I’ve written to you before and I am confident I will write to you again about society’s impact on our lives. My own lived experience, professional research, and the work of others have brought me to one conclusion; society has an agenda that has very little if anything to do with us as individuals. As a woman, I’ve expressed the oppression I have felt as a woman to be small, polite, obedient, submissive, quiet, and filled with servitude (Brave Not Perfect). It was almost two years ago I wrote “Too Strong for Who” and the words in that blog are still true today.
As the years have gone by, I’ve been able to stand back and look beyond my own gender, race, and socio-economic status. I know my privilege and restrictions as a white, middle-class, woman. I will say loudly and clearly that I do not understand the experience of others because I have not lived their lives. However, in stepping backward I am able to see if society has its preference we all have a submissive, suffocating role to fill. In the creation of capitalism and the nuclear family the roles society has for us were created far before our inception.
Bucking the Standards
Why am I writing this to you? You might be thinking I have a baseball bat (or ax like at my trash the dress party) against modern life. I don’t, but I have some real problems with how we are living. I also don’t have a single loved one who has not encountered serious problems in their life because of societal standards. We are living in a society where profit and image are held above our humanity yet our humanity is pleading to be heard.
Prior to the pandemic, alongside almost everyone else, my friends and I were buzzing around “fine.” We were following all the latest trends for raising children, running those children everywhere they needed to be, keeping our weight down, complaining about when we couldn’t keep our weight down, doing 99.9% of all domestic work in our homes, some of us were working, some of us weren’t and didn’t have access to financial freedom, and the list goes on and on. Yet during this time after dozens of playdates, morning coffees, and afternoon margaritas not one of us said, “You know what, this shit is crazy, who the hell made the rules of this game, and how do we quit?” Instead, we took the badge of motherhood and being a wife with honor and buzzed right alongside the beehive.

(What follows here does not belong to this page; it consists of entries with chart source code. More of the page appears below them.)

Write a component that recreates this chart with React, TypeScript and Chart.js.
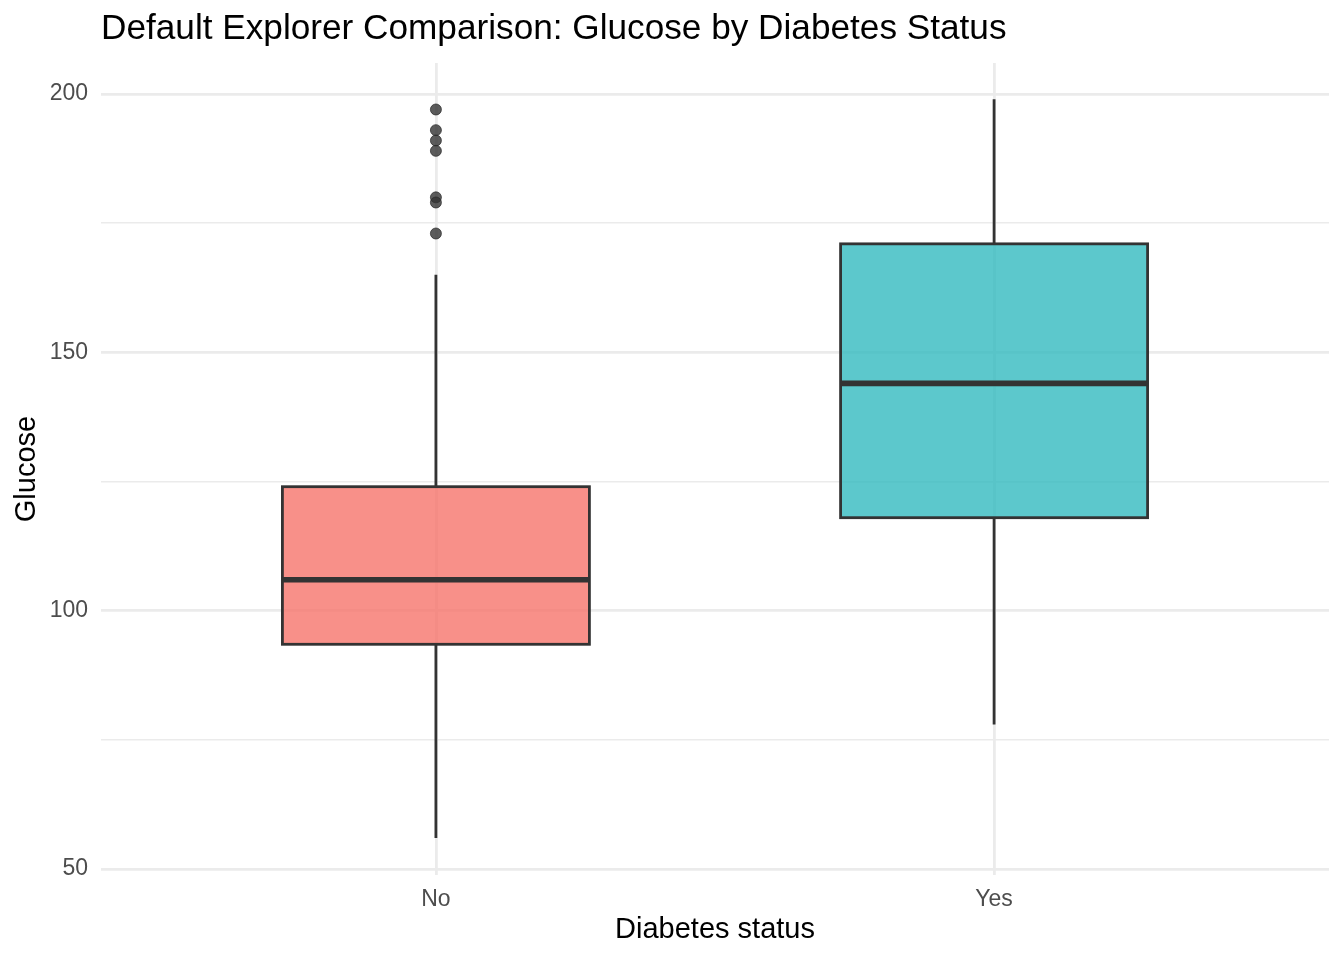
import React, { useEffect, useRef } from "react";
import { Chart, registerables } from "chart.js";

Chart.register(...registerables);

const categories = ["No", "Yes"];
const lowerWhisker = [56, 78];
const q1Values = [93.5, 118];
const medianValues = [106, 144];
const q3Values = [124, 171];
const upperWhisker = [165, 199];
const outliersNo = [197, 193, 191, 189, 180, 179, 173];
const outliersYes: number[] = [];
const boxFills = ["rgba(246,116,108,0.8)", "rgba(51,186,191,0.8)"];
const yMajorTicks = [50, 100, 150, 200];
const yMinorTicks = [75, 125, 175];
const yRange = [48.85, 206.0];
const xRange = [0.4, 2.6];

const titleText = "Default Explorer Comparison: Glucose by Diabetes Status";
const xTitle = "Diabetes status";
const yTitle = "Glucose";

const FONT = "'Liberation Sans', Arial, Helvetica, sans-serif";
const BOX_WIDTH = 0.55;
const EDGE = "#333333";

const boxPlugin = {
  id: "boxPlugin",
  beforeDatasetsDraw(chart: any) {
    const { ctx } = chart;
    const xs = chart.scales.x;
    const ys = chart.scales.y;
    ctx.save();
    categories.forEach((_, i) => {
      const cx = xs.getPixelForValue(i + 1);
      const left = xs.getPixelForValue(i + 1 - BOX_WIDTH / 2);
      const right = xs.getPixelForValue(i + 1 + BOX_WIDTH / 2);
      const yLow = ys.getPixelForValue(lowerWhisker[i]);
      const yQ1 = ys.getPixelForValue(q1Values[i]);
      const yMed = ys.getPixelForValue(medianValues[i]);
      const yQ3 = ys.getPixelForValue(q3Values[i]);
      const yHigh = ys.getPixelForValue(upperWhisker[i]);
      // whiskers
      ctx.strokeStyle = EDGE;
      ctx.lineWidth = 2.8;
      ctx.lineCap = "butt";
      ctx.beginPath();
      ctx.moveTo(cx, yHigh);
      ctx.lineTo(cx, yQ3);
      ctx.moveTo(cx, yQ1);
      ctx.lineTo(cx, yLow);
      ctx.stroke();
      // box
      ctx.fillStyle = boxFills[i];
      ctx.fillRect(left, yQ3, right - left, yQ1 - yQ3);
      ctx.lineJoin = "miter";
      ctx.strokeRect(left, yQ3, right - left, yQ1 - yQ3);
      // median
      ctx.lineWidth = 5.6;
      ctx.beginPath();
      ctx.moveTo(left, yMed);
      ctx.lineTo(right, yMed);
      ctx.stroke();
    });
    ctx.restore();
  },
  afterDraw(chart: any) {
    const { ctx, chartArea } = chart;
    ctx.save();
    ctx.fillStyle = "#000000";
    ctx.font = `35.2px ${FONT}`;
    ctx.textAlign = "left";
    ctx.textBaseline = "middle";
    ctx.fillText(titleText, chartArea.left, 29);
    ctx.restore();
  },
};

export default function App() {
  const canvasRef = useRef<HTMLCanvasElement | null>(null);

  useEffect(() => {
    const canvas = canvasRef.current;
    if (!canvas) return;
    const outlierPoints = [
      ...outliersNo.map((v) => ({ x: 1, y: v })),
      ...outliersYes.map((v) => ({ x: 2, y: v })),
    ];
    const chart = new Chart(canvas, {
      type: "scatter",
      data: {
        datasets: [
          {
            data: outlierPoints,
            backgroundColor: "rgba(51,51,51,0.8)",
            borderColor: "rgba(40,40,40,0.9)",
            borderWidth: 0.8,
            pointRadius: 5.5,
            pointHoverRadius: 5.5,
          },
        ],
      },
      options: {
        animation: false,
        responsive: false,
        devicePixelRatio: 1,
        layout: { padding: { top: 63, right: 15, left: 0, bottom: 0 } },
        plugins: {
          legend: { display: false },
          tooltip: { enabled: false },
          title: { display: false },
        },
        scales: {
          x: {
            type: "linear",
            min: xRange[0],
            max: xRange[1],
            afterBuildTicks: (scale: any) => {
              scale.ticks = categories.map((_, i) => ({ value: i + 1 }));
            },
            afterFit: (scale: any) => {
              scale.height = 85;
            },
            ticks: {
              callback: (v: any) => categories[Math.round(Number(v)) - 1] ?? "",
              font: { family: FONT, size: 23 },
              color: "#4d4d4d",
              padding: 11,
              maxRotation: 0,
              autoSkip: false,
            },
            grid: {
              color: "#ebebeb",
              lineWidth: 2.8,
              drawTicks: false,
            },
            border: { display: false },
            title: {
              display: true,
              text: xTitle,
              font: { family: FONT, size: 29 },
              color: "#000000",
              padding: { top: 0, bottom: 12.5 },
            },
          },
          y: {
            type: "linear",
            min: yRange[0],
            max: yRange[1],
            afterBuildTicks: (scale: any) => {
              scale.ticks = [...yMajorTicks, ...yMinorTicks]
                .sort((a, b) => a - b)
                .map((v) => ({ value: v }));
            },
            afterFit: (scale: any) => {
              scale.width = 101;
            },
            ticks: {
              callback: (v: any) => (yMajorTicks.includes(Number(v)) ? String(v) : ""),
              font: { family: FONT, size: 23 },
              color: "#4d4d4d",
              padding: 13,
              autoSkip: false,
            },
            grid: {
              color: "#ebebeb",
              lineWidth: (ctx: any) =>
                ctx.tick && yMajorTicks.includes(ctx.tick.value) ? 2.8 : 1.4,
              drawTicks: false,
            },
            border: { display: false },
            title: {
              display: true,
              text: yTitle,
              font: { family: FONT, size: 29 },
              color: "#000000",
              padding: { top: 9.5, bottom: 0 },
            },
          },
        },
      },
      plugins: [boxPlugin],
    });
    return () => chart.destroy();
  }, []);

  return (
    <div style={{ position: "absolute", left: 0, top: 0, width: 1344, height: 960, background: "#ffffff" }}>
      <canvas ref={canvasRef} width={1344} height={960} style={{ display: "block" }} />
    </div>
  );
}
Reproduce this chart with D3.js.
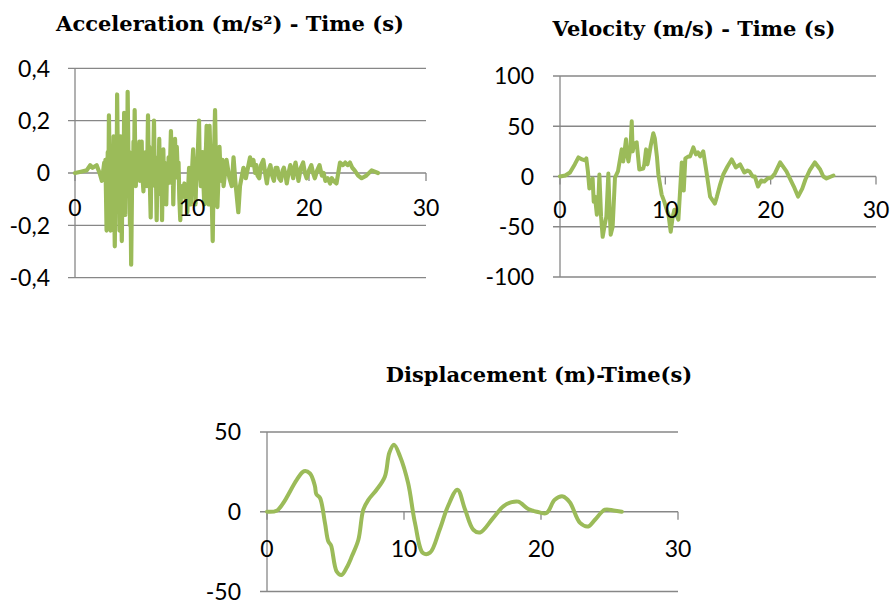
<!DOCTYPE html>
<html><head><meta charset="utf-8">
<script src="https://cdn.jsdelivr.net/npm/d3@7"></script>
<style>
html,body{margin:0;padding:0;background:#fff;}
svg{display:block;}
</style>
</head><body>
<svg id="chart" width="894" height="600"></svg>
<script>
// ---------- DATA ----------
const accTime = [0,0.5,1.0,1.3,1.5,1.85,2.1,2.3,
  2.5,2.55,2.6,2.65,2.7,2.75,2.8,2.85,2.9,2.95,3.0,3.05,3.1,3.15,3.2,3.25,3.3,3.35,3.4,3.45,3.5,3.55,3.6,3.65,3.7,3.75,3.8,3.85,3.9,3.95,4.0,4.05,4.1,4.15,4.2,4.25,4.3,4.35,4.4,4.45,4.5,4.55,4.6,4.65,4.7,4.75,4.8,4.85,4.9,4.95,5.0,5.05,5.1,5.15,5.2,5.25,5.3,5.35,5.4,5.5,5.55,5.6,5.7,5.75,5.85,5.9,6.0,6.05,6.15,6.24,6.3,6.35,6.42,6.47,6.52,6.6,6.65,6.75,6.8,6.85,6.9,6.98,7.03,7.1,7.15,7.2,7.25,7.3,7.38,7.44,7.5,7.55,7.6,7.65,7.72,7.8,7.87,7.95,8.0,8.1,8.2,8.25,8.3,8.35,8.4,8.45,8.55,8.6,8.7,8.8,8.85,8.92,9.0,9.05,9.15,9.25,9.35,9.45,9.55,9.6,9.68,9.75,9.82,9.9,9.97,10.05,10.1,10.15,10.22,10.3,10.35,10.4,10.5,10.6,10.65,10.75,10.82,10.9,10.97,11.05,11.12,11.2,11.25,11.32,11.4,11.45,11.5,11.55,11.62,11.7,11.77,11.85,11.97,12.02,12.1,12.17,12.25,12.35,12.42,12.5,12.6,
  12.7,12.95,13.2,13.4,13.55,13.7,13.96,14.1,14.4,14.6,
  14.96,15.1,15.25,15.4,15.5,15.6,15.75,15.9,16.1,16.25,16.4,16.55,16.7,16.85,17.0,17.15,17.3,17.45,17.6,17.75,17.85,18.0,18.1,18.25,18.4,18.55,18.65,18.75,18.85,19.0,19.1,19.3,19.5,19.65,19.8,20.0,20.2,20.35,20.5,20.7,20.9,21.1,21.25,21.4,21.6,21.8,21.95,22.1,22.35,22.5,22.65,22.9,23.1,23.3,23.5,23.7,23.9,24.2,24.5,24.9,25.35,25.9];
const accValues = [0,0.005,0.01,0.03,0.02,0.03,0.0,-0.03,
  0.04,-0.02,0.05,-0.08,-0.22,-0.05,0.08,-0.1,0.22,0.05,-0.12,-0.22,0.02,-0.08,0.1,-0.05,0.14,-0.1,-0.28,-0.05,0.1,-0.1,0.30,0.1,-0.08,0.05,-0.22,0.0,0.14,-0.1,-0.26,-0.05,0.08,-0.05,0.23,0.05,-0.16,0.0,0.1,-0.05,0.31,0.12,-0.05,0.08,-0.2,-0.1,-0.35,-0.15,0.05,-0.05,0.12,0.02,0.24,0.05,-0.05,0.08,-0.02,0.1,0.03,0.12,-0.03,0.08,0.12,0.0,-0.07,0.05,-0.03,0.08,-0.05,0.22,0.02,0.1,-0.08,-0.17,0.0,0.08,-0.03,0.2,0.03,-0.05,0.06,-0.18,-0.04,0.06,-0.02,0.13,0.0,-0.08,0.02,-0.18,0.0,0.09,-0.03,0.04,-0.08,-0.12,0.02,-0.04,0.06,0.0,0.16,0.05,-0.04,0.05,-0.12,-0.02,0.13,0.03,0.1,-0.02,0.04,-0.1,-0.18,-0.08,-0.05,-0.09,-0.04,-0.1,-0.06,-0.15,-0.05,0.02,-0.06,-0.12,-0.02,0.05,0.09,-0.02,0.03,-0.12,-0.04,0.0,0.08,0.2,0.05,-0.05,0.03,0.08,-0.03,-0.12,0.05,0.1,0.18,0.0,-0.12,0.05,0.18,0.1,-0.05,-0.12,-0.26,0.0,0.24,0.1,0.05,-0.13,-0.03,0.1,0.02,-0.03,0.05,
  -0.05,0.05,-0.02,-0.05,0.06,-0.03,-0.15,-0.05,0.02,-0.02,
  0.06,0.03,0.05,0.0,0.03,-0.01,-0.02,0.03,0.05,0.0,-0.04,0.01,0.03,-0.01,-0.03,0.02,0.02,-0.02,-0.03,0.01,0.02,-0.01,-0.04,0.0,0.03,0.0,-0.02,0.02,0.04,0.0,-0.03,0.02,0.04,0.0,-0.02,0.01,0.03,0.0,-0.02,0.01,0.03,-0.01,0.0,-0.03,-0.02,-0.04,-0.02,-0.03,-0.04,0.0,0.04,0.03,0.04,0.03,0.04,0.02,0.01,-0.01,-0.02,-0.01,0.01,0.0];

const velTime = [0,0.5,0.95,1.4,1.75,2.1,2.37,2.5,2.65,2.79,2.95,3.1,3.2,3.32,3.5,3.62,3.74,3.9,4.05,4.25,4.4,4.59,4.7,4.81,5.0,5.22,5.5,5.86,6.0,6.27,6.4,6.5,6.7,6.81,6.9,7.03,7.28,7.53,7.9,8.0,8.17,8.3,8.4,8.6,8.86,9.0,9.2,9.34,9.65,9.9,10.13,10.3,10.51,10.7,10.86,11.05,11.24,11.56,11.75,11.9,12.2,12.35,12.66,12.9,13.1,13.3,13.6,13.9,14.25,14.7,14.9,15.2,15.5,15.9,16.3,16.7,17.1,17.5,17.8,18.0,18.3,18.5,18.8,19.1,19.4,19.7,20.1,20.4,20.9,21.5,22.2,22.6,23.0,23.3,23.7,24.2,24.7,25.0,25.3,25.96];
const velValues = [0,1,4,12,19,17,16,18,5,-12,-10,-2,-25,-20,-38,-30,2,-40,-60,-48,-40,3,-30,-58,-50,-1,5,27,15,37,20,15,30,55,25,32,34,7,8,12,27,12,17,30,43,38,20,2,-18,-25,-33,-38,-55,-40,-33,-38,-43,14,-14,18,20,20,29,22,24,20,25,5,-20,-27,-20,-8,2,10,17,9,12,4,6,5,0,0,-10,-4,-5,-2,-1,3,14,5,-10,-20,-12,-3,6,14,7,0,-2,1];

const dispTime = [0,0.7,1.19,2.17,2.7,3.14,3.5,3.6,3.87,4.23,4.48,4.67,5.09,5.45,5.82,6.2,6.67,7.03,7.4,8.0,8.6,8.93,9.27,9.7,10.3,10.8,11.4,11.9,12.6,13.2,13.9,14.45,15.06,15.55,16.5,17.25,17.86,18.35,19.07,19.7,20.4,21.0,21.6,22.1,22.85,23.45,23.94,24.67,25.3,25.9];
const dispValues = [0,0.6,5.5,20,25.4,24,16,11,8.6,-7,-18.7,-21,-37.5,-39.6,-35,-27.8,-17.6,1.3,7.5,13.8,22,37,42,35,18,-7,-26,-25.7,-11.3,3.3,13.8,1.5,-11.3,-13,-4,3.4,6,6.3,1.7,0,-0.8,7.5,9.6,6,-7,-9.2,-5,1.3,0.8,0];

const xTicks = [0, 10, 20, 30];
const accTicks = [-0.4, -0.2, 0, 0.2, 0.4];
const velTicks = [-100, -50, 0, 50, 100];
const dispTicks = [-50, 0, 50];
const titles = ["Acceleration (m/s\u00B2) - Time (s)", "Velocity (m/s) - Time (s)", "Displacement (m)-Time(s)"];

// ---------- STYLE / LAYOUT ----------
const lineColor = "#9BBB59";
const gridColor = "#878787";
const tickFont = "Lato, 'Open Sans', sans-serif";
const titleFont = "'DejaVu Serif', serif";
const tickSize = 23;

const panels = [
  {t: accTime, v: accValues, ticks: accTicks, title: titles[0], x0: 75, x1: 426, yTop: 68.3, yBot: 277.7,
   fmt: d => String(d).replace('.', ','), labelRight: 50, xLabelDy: 43, titleX: 230, titleY: 31, curve: d3.curveLinear, sw: 4.2},
  {t: velTime, v: velValues, ticks: velTicks, title: titles[1], x0: 560, x1: 876, yTop: 76, yBot: 277,
   fmt: d => String(d), labelRight: 534, xLabelDy: 41, titleX: 694, titleY: 36, curve: d3.curveLinear, sw: 4},
  {t: dispTime, v: dispValues, ticks: dispTicks, title: titles[2], x0: 267, x1: 678, yTop: 432, yBot: 591.5,
   fmt: d => String(d), labelRight: 241, xLabelDy: 45, titleX: 539, titleY: 382, curve: d3.curveCatmullRom.alpha(0.5), sw: 4}
];

const svg = d3.select("#chart");

panels.forEach(p => {
  const ext = d3.extent(p.ticks);
  const x = d3.scaleLinear().domain([0, 30]).range([p.x0, p.x1]);
  const y = d3.scaleLinear().domain(ext).range([p.yBot, p.yTop]);
  const g = svg.append("g");

  g.selectAll("line.grid").data(p.ticks).enter().append("line")
    .attr("x1", p.x0 - 7).attr("x2", p.x1)
    .attr("y1", d => y(d)).attr("y2", d => y(d))
    .attr("stroke", gridColor).attr("stroke-width", 1.3);

  g.append("line")
    .attr("x1", p.x0).attr("x2", p.x0)
    .attr("y1", y(ext[1])).attr("y2", y(ext[0]))
    .attr("stroke", gridColor).attr("stroke-width", 1.3);

  g.selectAll("line.xt").data(xTicks).enter().append("line")
    .attr("x1", d => x(d)).attr("x2", d => x(d))
    .attr("y1", y(0)).attr("y2", y(0) + 8)
    .attr("stroke", gridColor).attr("stroke-width", 1.3);

  const line = d3.line().x((d, i) => x(p.t[i])).y(d => y(d)).curve(p.curve);
  g.append("path").datum(p.v)
    .attr("d", line)
    .attr("fill", "none").attr("stroke", lineColor)
    .attr("stroke-width", p.sw).attr("stroke-linejoin", "round").attr("stroke-linecap", "round");

  g.selectAll("text.yl").data(p.ticks).enter().append("text")
    .attr("x", p.labelRight).attr("y", d => y(d))
    .attr("dy", "0.36em").attr("text-anchor", "end")
    .attr("font-family", tickFont).attr("font-size", tickSize).attr("fill", "#000")
    .text(p.fmt);

  g.selectAll("text.xl").data(xTicks).enter().append("text")
    .attr("x", d => x(d)).attr("y", y(0) + p.xLabelDy)
    .attr("text-anchor", "middle")
    .attr("font-family", tickFont).attr("font-size", tickSize).attr("fill", "#000")
    .text(d => d);

  svg.append("text")
    .attr("x", p.titleX).attr("y", p.titleY)
    .attr("text-anchor", "middle")
    .attr("font-family", titleFont).attr("font-weight", "bold").attr("font-size", 21)
    .attr("fill", "#000")
    .text(p.title);
});
</script>
</body></html>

In the aftermath of the pandemic, I have spent many nights with friends cozying up with a glass of wine listening to story after story of “not this.” As we sit and honor each other during these talks I sit with the dichotomy of deep regret and gratitude that it took an international pandemic to unearth our way of life.
Grow and Learn Together
I have always been a child who learns the hard way. I poured bacon grease over my hand once just to prove to my mother that I can stabilize the jar while pouring out the hot oil. You cannot in fact do this safely. The lessons that came from the pandemic to my friends and I felt very similar. Like a lesson we could have learned from each other painlessly. The difference was that we did not have a wise mother telling us what was safe, good, and right for us. Instead, we had a world telling us exactly the box we needed to fit into in order to find our happiness. No wonder we got burned.
The pandemic itself became unearthing for better or for worse. Keeping up our lives as they were before was not sustainable. In hindsight they would have probably crashed at some point we would have all just had to have reached our own trauma limit instead of collective trauma. In a way, the pandemic brought a gift, the gift of, “not this.” The “not this” looks different for each of my friends that I cozy up next to, but the words bring the same truth; I am not fully myself and I want above all else to be gloriously human.
In their stories, my friends share loneliness, burnout, desire, crumbling perfectionism, toxic relationships, mental health breaks, and the list goes on and on. Yet this time instead of pushing our strollers while we pushed our feelings down we’ve been able to say to each other, “I don’t want this anymore.” I am honored each and every time a friend shares their truth with me. While our experiences vary, our struggles are almost always the same. I’m suffocating in this life, I need to breathe and just like the Little Mermaid, I want more. Unlike the Little Mermaid, the more is not a prince charming.
In these conversations, my friends don’t know what is next. I sure as shit did not know what was next two years ago this time. I’m still not quite sure. That part is OK. The profound impact of “not this” is the first step towards integrity towards ourselves. There is too much to shed, too much to unpack, and to learn about ourselves, to truly know what it is we want. How could we, with all the noise of the world?
As I’ve watched my beautifully vulnerable friends come to the realization that they want more out of their lives I’ve seen each of them bravely stand up for themselves. The standing is always the same. “Not this.” Each friend is flush with joy they have come to these words and full of rage about what has brought them here. Perfect, they are absolutely perfect. Through their powerful words and willingness to be open to the unknown, they are walking themselves back to their humanity.
I’m grateful to be walking beside them loudly declaring, “not this,” well before I softly fold into myself and say, “ah, yes, this.”